Data shown =>
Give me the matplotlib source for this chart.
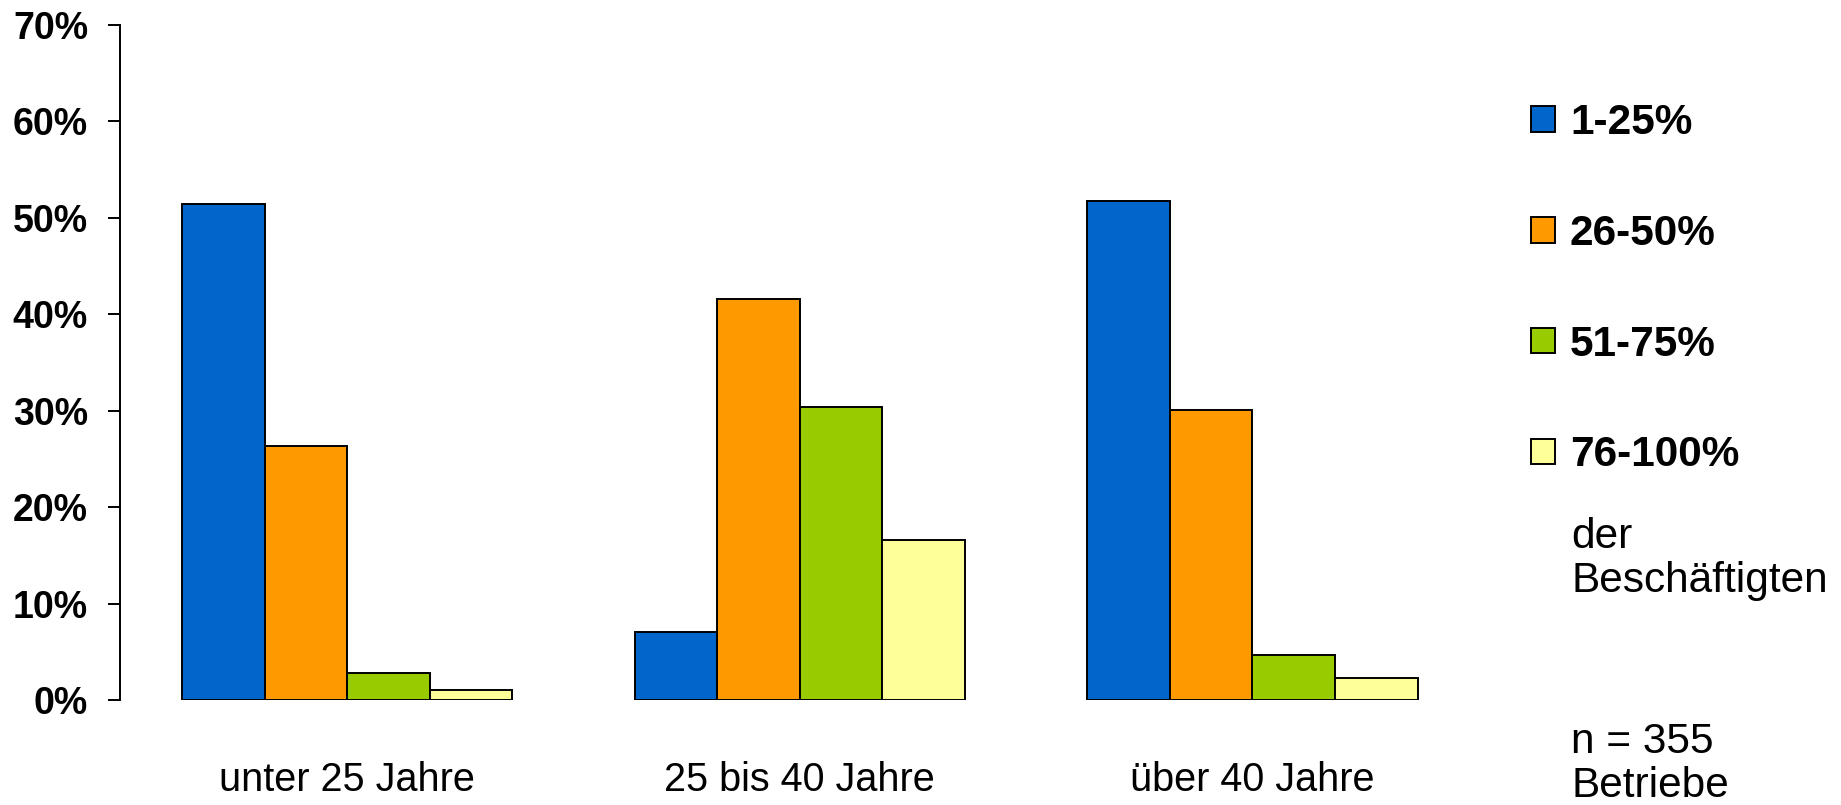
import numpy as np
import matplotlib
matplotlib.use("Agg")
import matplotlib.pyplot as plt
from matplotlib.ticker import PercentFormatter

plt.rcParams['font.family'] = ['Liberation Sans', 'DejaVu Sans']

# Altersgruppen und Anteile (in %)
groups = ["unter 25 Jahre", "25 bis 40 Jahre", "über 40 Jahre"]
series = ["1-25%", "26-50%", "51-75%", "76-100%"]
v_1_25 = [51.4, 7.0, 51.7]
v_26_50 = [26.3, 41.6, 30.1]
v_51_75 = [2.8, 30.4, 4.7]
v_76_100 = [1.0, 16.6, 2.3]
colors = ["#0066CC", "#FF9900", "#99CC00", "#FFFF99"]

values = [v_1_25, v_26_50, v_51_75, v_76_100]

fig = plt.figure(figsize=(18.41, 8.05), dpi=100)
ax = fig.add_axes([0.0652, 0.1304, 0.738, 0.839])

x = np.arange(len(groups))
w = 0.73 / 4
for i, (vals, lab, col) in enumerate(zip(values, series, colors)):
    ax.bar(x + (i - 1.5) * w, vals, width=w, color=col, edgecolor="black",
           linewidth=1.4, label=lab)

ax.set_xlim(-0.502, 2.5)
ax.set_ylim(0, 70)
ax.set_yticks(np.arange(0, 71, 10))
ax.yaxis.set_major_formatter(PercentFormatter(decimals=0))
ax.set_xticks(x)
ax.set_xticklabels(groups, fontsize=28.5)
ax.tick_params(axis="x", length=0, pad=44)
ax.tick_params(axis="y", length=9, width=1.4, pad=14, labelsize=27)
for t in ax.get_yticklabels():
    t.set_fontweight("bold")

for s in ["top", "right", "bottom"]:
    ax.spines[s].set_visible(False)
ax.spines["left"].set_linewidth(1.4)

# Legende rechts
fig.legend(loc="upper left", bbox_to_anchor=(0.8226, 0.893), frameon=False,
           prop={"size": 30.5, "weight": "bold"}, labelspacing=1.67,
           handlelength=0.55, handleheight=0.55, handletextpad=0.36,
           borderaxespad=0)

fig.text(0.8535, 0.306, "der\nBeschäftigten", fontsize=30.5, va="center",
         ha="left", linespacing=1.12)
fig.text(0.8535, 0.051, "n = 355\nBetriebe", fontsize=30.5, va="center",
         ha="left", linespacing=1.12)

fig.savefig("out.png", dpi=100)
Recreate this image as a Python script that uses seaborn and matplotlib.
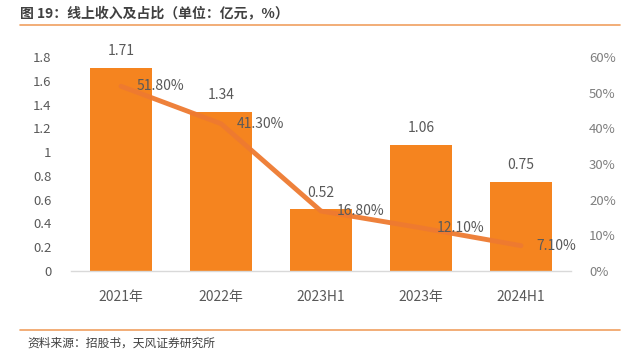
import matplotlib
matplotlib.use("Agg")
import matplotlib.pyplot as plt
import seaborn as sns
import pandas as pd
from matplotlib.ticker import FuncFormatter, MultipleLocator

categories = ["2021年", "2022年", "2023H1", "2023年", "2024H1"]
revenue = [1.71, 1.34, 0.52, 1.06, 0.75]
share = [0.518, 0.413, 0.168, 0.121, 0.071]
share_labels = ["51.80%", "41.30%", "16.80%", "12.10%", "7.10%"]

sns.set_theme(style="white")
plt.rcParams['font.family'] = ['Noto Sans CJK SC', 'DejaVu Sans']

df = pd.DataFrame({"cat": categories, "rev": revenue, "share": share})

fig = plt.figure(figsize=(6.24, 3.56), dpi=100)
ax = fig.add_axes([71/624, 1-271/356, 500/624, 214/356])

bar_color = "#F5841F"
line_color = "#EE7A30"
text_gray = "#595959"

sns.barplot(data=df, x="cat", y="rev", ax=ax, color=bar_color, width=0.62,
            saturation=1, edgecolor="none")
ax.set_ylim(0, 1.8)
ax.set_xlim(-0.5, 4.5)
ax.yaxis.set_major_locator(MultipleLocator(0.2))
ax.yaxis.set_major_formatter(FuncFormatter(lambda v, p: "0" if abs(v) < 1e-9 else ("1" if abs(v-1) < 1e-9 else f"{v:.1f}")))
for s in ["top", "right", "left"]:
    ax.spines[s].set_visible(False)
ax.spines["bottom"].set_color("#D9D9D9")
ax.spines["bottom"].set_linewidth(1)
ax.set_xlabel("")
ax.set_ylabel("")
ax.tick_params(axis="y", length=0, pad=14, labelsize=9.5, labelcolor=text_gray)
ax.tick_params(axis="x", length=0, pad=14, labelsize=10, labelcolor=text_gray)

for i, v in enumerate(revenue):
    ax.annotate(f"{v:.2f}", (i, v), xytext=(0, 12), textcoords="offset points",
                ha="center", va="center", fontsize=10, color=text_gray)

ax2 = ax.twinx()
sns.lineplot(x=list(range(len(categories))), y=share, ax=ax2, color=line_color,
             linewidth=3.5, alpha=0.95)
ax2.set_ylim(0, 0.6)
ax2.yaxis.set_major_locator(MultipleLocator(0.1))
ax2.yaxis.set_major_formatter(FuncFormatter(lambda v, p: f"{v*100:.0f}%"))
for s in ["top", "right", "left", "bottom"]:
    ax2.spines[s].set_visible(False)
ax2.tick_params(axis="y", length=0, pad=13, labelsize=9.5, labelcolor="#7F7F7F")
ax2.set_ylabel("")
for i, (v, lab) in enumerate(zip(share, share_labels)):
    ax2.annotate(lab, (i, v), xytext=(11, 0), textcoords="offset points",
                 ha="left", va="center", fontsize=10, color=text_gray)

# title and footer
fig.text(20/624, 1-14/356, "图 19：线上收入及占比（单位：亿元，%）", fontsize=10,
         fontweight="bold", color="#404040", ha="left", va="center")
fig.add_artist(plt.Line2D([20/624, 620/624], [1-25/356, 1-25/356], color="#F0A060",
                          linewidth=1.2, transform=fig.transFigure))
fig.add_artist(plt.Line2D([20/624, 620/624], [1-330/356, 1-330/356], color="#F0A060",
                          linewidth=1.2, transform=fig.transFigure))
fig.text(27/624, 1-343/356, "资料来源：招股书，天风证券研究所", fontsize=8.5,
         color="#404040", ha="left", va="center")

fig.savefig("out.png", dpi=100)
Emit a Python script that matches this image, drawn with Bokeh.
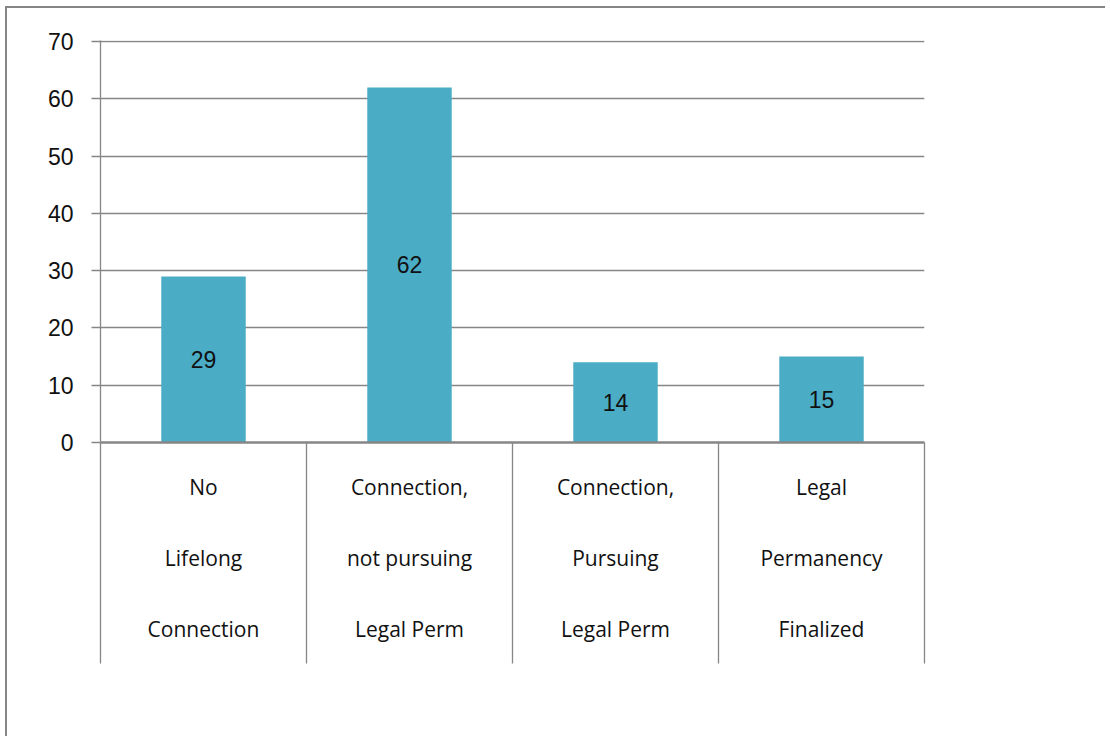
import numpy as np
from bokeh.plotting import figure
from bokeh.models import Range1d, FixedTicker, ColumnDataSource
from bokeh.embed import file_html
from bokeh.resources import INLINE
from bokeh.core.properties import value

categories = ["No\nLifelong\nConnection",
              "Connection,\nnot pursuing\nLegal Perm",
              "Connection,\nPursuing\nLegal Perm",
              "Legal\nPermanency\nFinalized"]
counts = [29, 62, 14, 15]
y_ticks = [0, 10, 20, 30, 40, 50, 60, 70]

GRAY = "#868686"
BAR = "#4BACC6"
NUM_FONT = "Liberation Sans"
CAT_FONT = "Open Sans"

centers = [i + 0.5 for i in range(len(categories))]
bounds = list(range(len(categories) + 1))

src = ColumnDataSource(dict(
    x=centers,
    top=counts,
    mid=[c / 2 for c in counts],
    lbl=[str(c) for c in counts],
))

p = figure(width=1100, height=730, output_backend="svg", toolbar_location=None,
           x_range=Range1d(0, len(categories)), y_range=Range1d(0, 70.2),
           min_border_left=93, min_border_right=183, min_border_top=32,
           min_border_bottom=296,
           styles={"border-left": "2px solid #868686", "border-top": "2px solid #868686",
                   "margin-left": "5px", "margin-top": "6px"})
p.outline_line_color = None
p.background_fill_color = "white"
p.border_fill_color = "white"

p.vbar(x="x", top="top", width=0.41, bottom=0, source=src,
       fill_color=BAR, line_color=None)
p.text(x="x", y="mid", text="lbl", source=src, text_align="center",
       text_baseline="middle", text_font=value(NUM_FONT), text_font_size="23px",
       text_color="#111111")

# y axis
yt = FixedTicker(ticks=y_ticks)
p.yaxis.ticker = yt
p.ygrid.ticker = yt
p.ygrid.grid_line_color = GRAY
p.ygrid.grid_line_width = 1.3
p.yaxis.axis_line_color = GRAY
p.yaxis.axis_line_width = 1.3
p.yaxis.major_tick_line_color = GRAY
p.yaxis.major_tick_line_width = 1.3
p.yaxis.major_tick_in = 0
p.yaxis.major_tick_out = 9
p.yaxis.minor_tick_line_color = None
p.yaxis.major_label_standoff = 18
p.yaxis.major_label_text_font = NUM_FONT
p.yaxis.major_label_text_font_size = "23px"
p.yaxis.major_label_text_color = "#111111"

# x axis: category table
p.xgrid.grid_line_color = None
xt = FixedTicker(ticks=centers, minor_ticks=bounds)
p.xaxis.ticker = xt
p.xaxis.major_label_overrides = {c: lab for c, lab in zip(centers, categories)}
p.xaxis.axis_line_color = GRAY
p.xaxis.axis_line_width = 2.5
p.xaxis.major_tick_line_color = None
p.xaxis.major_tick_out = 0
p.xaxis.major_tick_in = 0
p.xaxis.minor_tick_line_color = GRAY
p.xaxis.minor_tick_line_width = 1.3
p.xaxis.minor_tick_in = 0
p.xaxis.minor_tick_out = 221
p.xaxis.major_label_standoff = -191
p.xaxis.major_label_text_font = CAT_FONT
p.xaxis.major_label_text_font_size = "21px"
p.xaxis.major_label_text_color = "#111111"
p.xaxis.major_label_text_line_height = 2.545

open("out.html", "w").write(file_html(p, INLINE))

Job => Give the lines above again exactly, from the one containing "Recreate this image" to the one containing "from matplotlib.ticker import FuncFormatter, MultipleLocator", both included, but leave out the pictures.

Output of the task =>
Recreate this image as a Python script that uses seaborn and matplotlib.
import matplotlib
matplotlib.use("Agg")
import matplotlib.pyplot as plt
import seaborn as sns
import pandas as pd
from matplotlib.ticker import FuncFormatter, MultipleLocator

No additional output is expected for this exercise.